Free Range Routing – open source networking takes off

Free Range Routing – open source networking takes off

Open source routing has been around for a while, but in the last few years, it’s been given a well-needed shake-up with the formation of the Free Range Routing (FRR) project. There are a number of open source initiatives related to routing, but FRR has become the most important community with the broadest support. In fact, FRR has been added to the SONiC project. Volta is an active participant and contributor to FRR.

So, Where Did it All Start?

The idea of providing an open source routing suite has been around since the mid-1990’s when a group of like-minded individuals, feeling constrained by the limitations of off the shelf routing software decided to write their own and open it up to the world. They started the GNU Zebra project, which by 2000 had a pretty decent OSPF, RIP and BGP routing stack. As productivity started slowing down, a fork of Zebra was created – the Quagga project, which carried the baton until recently, when it in turn was split into Free Range Routing (FRR).

The FRR project has really given open source routing a well needed shot in the arm – and has also been helped by the explosion of open source overall during the last few years. In addition, the founding members of FRR – from day one – wanted to be more agile, more collaborative, and generally get things moving – and they‘ve certainly done just that.

As a result, some big players in the industry are already working with FRR, including VMware, Orange and even Microsoft with its SONiC program. However, as the community is based around the individual contributors rather than the corporations they work for, the project is maintaining a vibrant and agile ethos, with anyone welcome to come forward with new features and bug fixes. When you also take into account the ever-growing roadmap already packed with features, it’s no surprise that interest in FRR is growing exponentially.

FRR hit the ground running in 2017 with a stack that already included many of the usual favorites: OSPF BGP, ISIS, LDP, and PIM, and development has continued at a breakneck pace ever since. As an example, this year we’ve seen several new features across all the supported routing protocols (especially BGP), plenty of new usability and efficiency improvements, the coming of VRRP support, and the beginnings of a YANG and Netconf management abstraction layer.

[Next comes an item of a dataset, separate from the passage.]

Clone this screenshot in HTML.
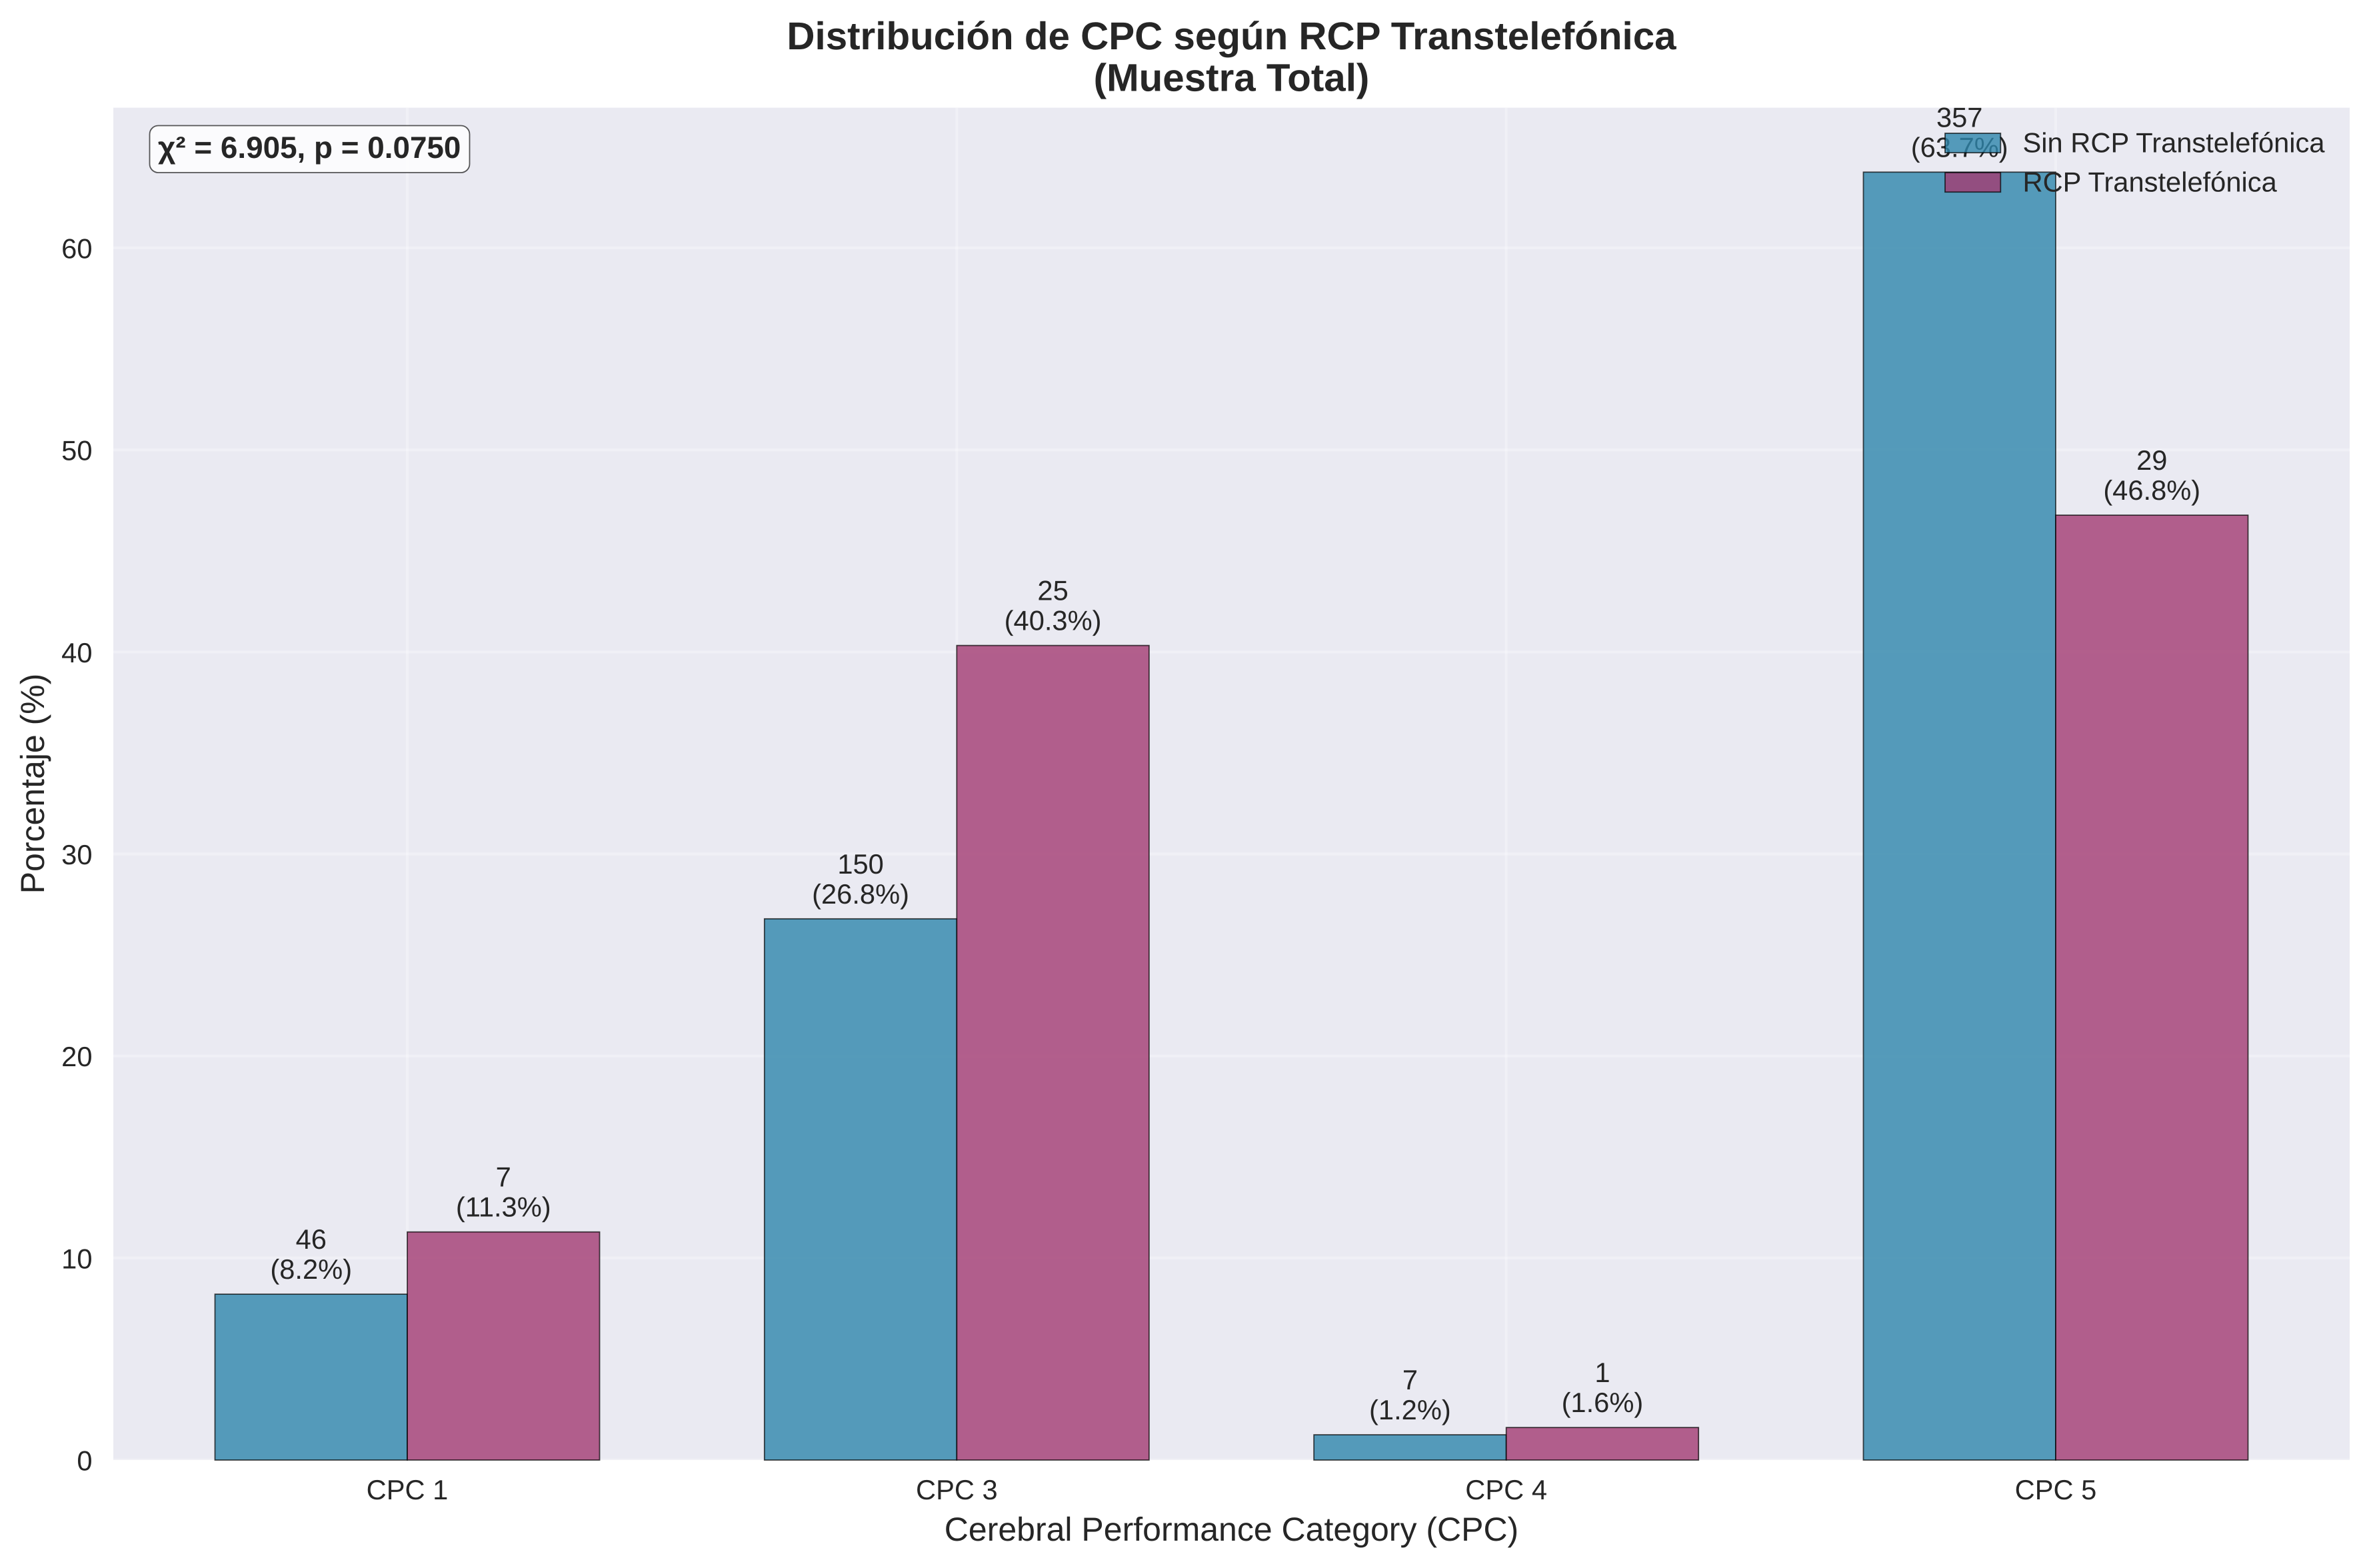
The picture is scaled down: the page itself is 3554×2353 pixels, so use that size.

You can run the stack on just about any flavor of Unix – Linux, Free BSD, Open BSD, and even Solaris. You can also download the source code and tweak it to your heart’s content. FRR has also created Debian and Red Hat packages for those of us who prefer to just get it installed and see what it can do.

The architecture

Starting at the top, as of this year there is the beginning of a management abstraction layer – still limited to a few routing protocols. Then there are the protocols themselves, all running within their own daemons that are constantly updating the Zebra RIB. Zebra, in turn, calculates and downloads the FIB – and here is where things get really interesting, as not only can the FIB be downloaded to the host’s OS, but if you prefer you can bypass the host completely and install the FIB directly into the ASICs of a white box switch.

There’s been a lot of work done on improving the speed and efficiency of communication between these elements, and as well as data optimization. Each daemon has been given its own dedicated Pthread – which means a faster reaction to network changes.

So, What’s the Plan?

The FRR vision is an industry where network equipment providers will go straight to the open source community rather than writing their own routing stack for new products. This means that new offerings should get to market faster, as developers won’t be wasting effort reinventing the wheel but instead working with, adapting and improving the existing FRR stack. This collaboration should help maintain a busy roadmap of new features and bug fixes.

There’s also a real drive within FRR to keep focusing on usability improvements rather than just bringing out reams of new features and nerd knobs that network engineers in the field may struggle to keep up with.

I’ve already mentioned the recent baby steps in opening up the stack to northbound management APIs. This work, along with other usability improvements, has spurred the architecture people at FRR to think more about the future, and how to make sure the stack is as ready as possible for the Next Big Thing. This year we are already seeing a rewrite of Zebra into a more extensible architecture, meaning FRR will be ready – and continue to be ready – for any other game-changing network trends that come down the line.